Underneath the controller is the thread pool itself – in our example, a society of separate symbols like BSSS, AAPL, and all the rest. Each thread is defined by its object attributes, such as last update, total quote count, time-to-live, maximum spread, most active market, and so on. If a thread is found wanting by the controller, it is put on the proverbial ice flow, and its resources are freed for the next generation. Hence the society evolves into a hierarchy for survival.

The GMS is an innovation created in response to the requirements of real-time processing. If this were batch processing, you could simply queue up all the symbols and let them wait their turn. In a real-time environment, you have to react immediately, but you don’t know what to expect.

By now, you may be asking yourself an obvious question: what happens when that peak of 1M messages per second doesn’t abate, and your 16G memory space is effectively gone after eight seconds? This is the beauty of having a controller thread. You can define it to control which pool thread gets temporarily swapped to disk, in effect, to be cryogenically frozen until the society’s resources are capable of processing it.

Another question you may be asking yourself: how many resources does the controller thread consume by itself?

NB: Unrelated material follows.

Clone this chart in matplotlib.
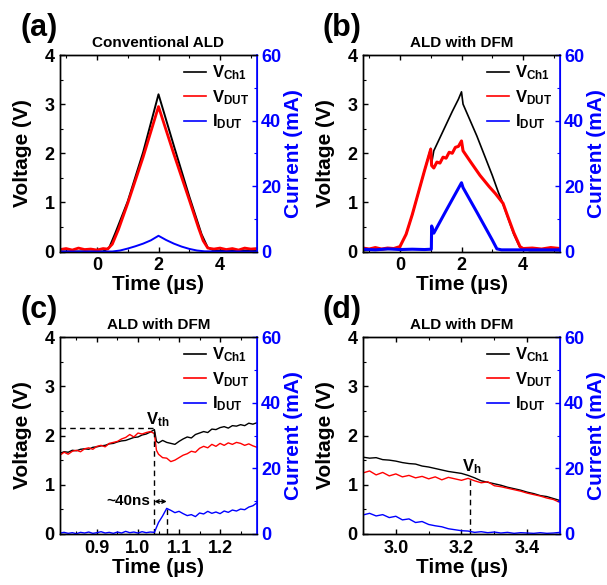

Not much, because it is a lightweight singleton. All its attributes are simple data types, and all its methods are static.

Yet another question: how do you optimize the optimizer? How do you define the controller’s attributes of memory usage, generation count, etc.? Personally, I develop everything to be manually definable via runtime parameters. I capture performance logs of different configurations. I make decisions. And when I understand the environment better, I automate that, too.

In summary, the GMS is another of nature’s spin-offs into computer science. Like the A.I. tropes of neural networks and genetic algorithms, there is much to be learned from the real world. The design of functioning organisms, and by extension, viable societies, was not concocted in a laboratory. The natural world’s designs evolve over time, and they withstand the test of time. The Generational Memory Scheme is one more example.